Why you should avoid 1and1 at all costs

So as some of you may know, I had hosted my web site with 1and1 for quite some time up to June of 2008. Worst web hosting experience ever.

This is what happens when you use 1and1:
http://frufru.ca/rw/serverproblems.html
^^ This page is no longer needed after my hosting transfer

In case that wasn't clear, it means that pages loaded occasionally (perhaps 60% of the time). The other 40% consisted of only a page that says "Service Unavailable" being loaded instead, a password popup in its place, or some other server issue. The "Service Unavailable" page, literally just says "Service Unavailable" and nothing else. That's just meaningless to most people. Though often if you reload the page the error will go away, many people don't know that, and it drives many potential visitors away. Based on my referrer data, I see so many sites where people recommended my randomizer site, and link to it. Following that is a reply/comment that says "I got Service Unavailable :(". I work so hard on a service and this is what I get...

Password popups? Well you know how certain web sites have password protected directories, where if you try to go to a page in the directory, the browser would pop up a dialog asking for a username and password. Well, indeed we were given that feature, but sometimes it got applied on random directories, and without me knowing about it. So, when users tried to get on, they get a dialog asking for a password instead, and in the end cannot get on. This is an even bigger problem considering that I run an image randomizer service, where the users do the equivalent of linking images directly off my site. When *any page* with *any of those images* get loaded, the password dialog pops up, causing a major nuisance because they are often on popular forums. And this is not me, because almost all the times it happened, I was completely away from the computer. It fixes itself after a few hours, and I find out only after it happens because of threads on those forums, or messages to me that I find well after the incident. I also end up finding my URLs censored. Very bad for a service like this.

A certain other server error probably resulted from some idiot in control of the server messing around, or just not knowing what he was doing. It may be apparent that a service such as this involves file reading and writing. This requires particular permission settings. Ever so often, a permission on a randomizer folder would get reset for some mysterious reason, leaving it without write permissions. This means randomizers will give an "access denied" server error, and on most cases leaving the filesystem and the database out of sync, and giving me a massive headache to correct. Though this particular method isn't used any more on my site (It's almost all databases now; not much filesystem use), this still shouldn't happen. It was basically my last straw when it got reset one last time, and when I tried changing it back through their interface, it "worked" for a bit, then simply gave "Unknown Error".

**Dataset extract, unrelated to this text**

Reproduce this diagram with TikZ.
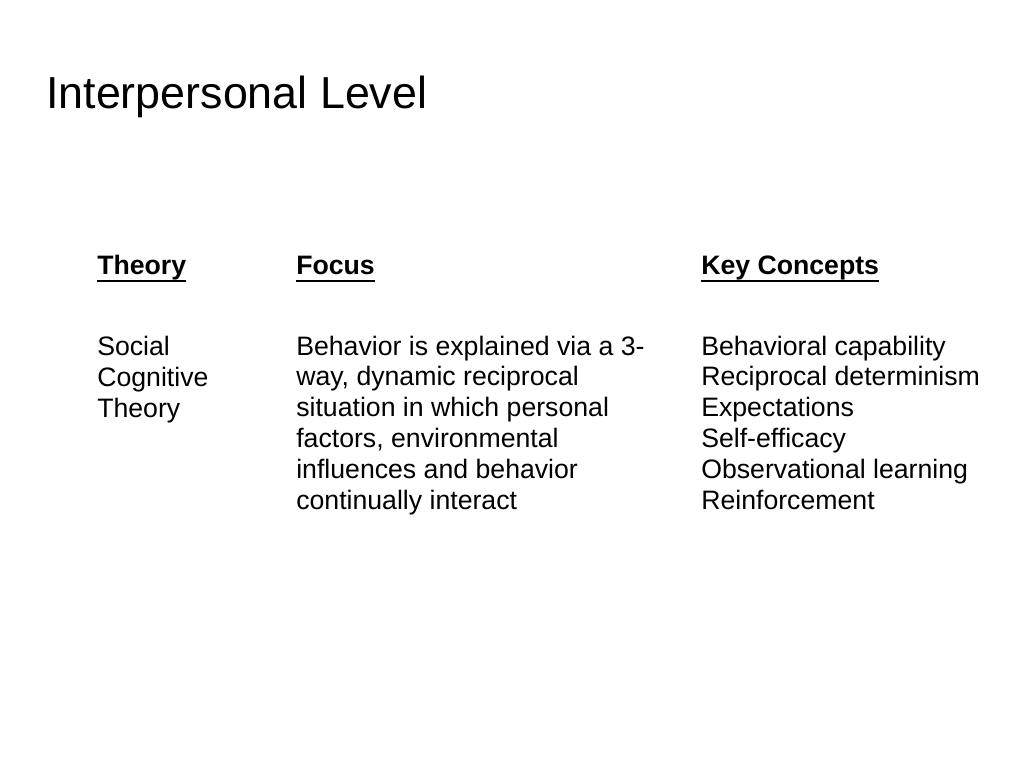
\documentclass[tikz,border=0pt]{standalone}
\usepackage{fontspec}
\setmainfont{Liberation Sans}
\newcommand{\hdline}[1]{\setbox0\hbox{#1}\rlap{\rule[-6pt]{\wd0}{1.4pt}}\box0}
\tikzset{
  title/.style={anchor=base west, inner sep=0pt, font=\fontsize{33.6}{40}\selectfont},
  colhead/.style={anchor=base west, inner sep=0pt, font=\fontsize{20}{23.1}\selectfont\bfseries},
  colbody/.style={anchor=base west, inner sep=0pt, align=left, font=\fontsize{20}{23.1}\selectfont}
}
\begin{document}
\begin{tikzpicture}[x=0.75pt,y=-0.75pt]
\useasboundingbox (0,0) rectangle (1024,768);

\node[title] (title) at (46,108) {Interpersonal Level};

% column heads
\node[colhead] (theory) at (97,274) {\hdline{Theory}};
\node[colhead] (focus) at (296,274) {\hdline{Focus}};
\node[colhead] (keys) at (701,274) {\hdline{Key Concepts}};

% column texts (base = last line)
\node[colbody] (sct) at (97,417) {Social\\Cognitive\\Theory};
\node[colbody] (focustext) at (296,509) {Behavior is explained via a 3-\\way, dynamic reciprocal\\situation in which personal\\factors, environmental\\influences and behavior\\continually interact};
\node[colbody] (concepts) at (701,509) {Behavioral capability\\Reciprocal determinism\\Expectations\\Self-efficacy\\Observational learning\\Reinforcement};
\end{tikzpicture}
\end{document}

And their support is no help at all. Most of them deny that these are ever happened, and when I figured out how to show them concrete proof, they say they are working on it. After a few weeks, they say it is fixed, but it wasn't. So in June I've finally moved off them and onto GoDaddy. From what I've seen so far, it was a very good move, despite the higher cost, and the full month (almost) that it took to transfer everything.

Also, something I noticed after I made the move, here is googlebot's chart on the average time it took to load a page in milliseconds (from Google webmaster tools; on my randomizer site):


You can tell when I switched hosts. Also, my ASP.NET scripts worked immediately when I transferred over. I didn't have to do some weird thing involving changing DNS settings and only accessing it via certain URLs.

The transfer also made a huge difference to my randomizer service. See here. This is the statistics page that I created for my randomizer service, updated automatically 2 or 3 times a day. Click the users/month stats for 2008 and older. Compare the # of users registering per month before and after the transfer (June 2008). Observe that DURING the transfer, I nearly set a users/month all time record. After that, the registration rate just went into a totally higher range entirely. I did not do any additional advertising. I didn't even have to wait for results. This shows that MANY of the potential users likely saw a "Service Unavailable" message and just got the hell out of there ASAP. I probably would have well over double the membership I had now had I switched earlier (reason for not switching? I just didn't have the time...)

The people at 1and1 don't know how to run a server I tell you >.<

I'm actually surprised that I got all my domains tranferred off of them without a problem. I don't want anything to do with that company anymore. Don't make the same mistake I did!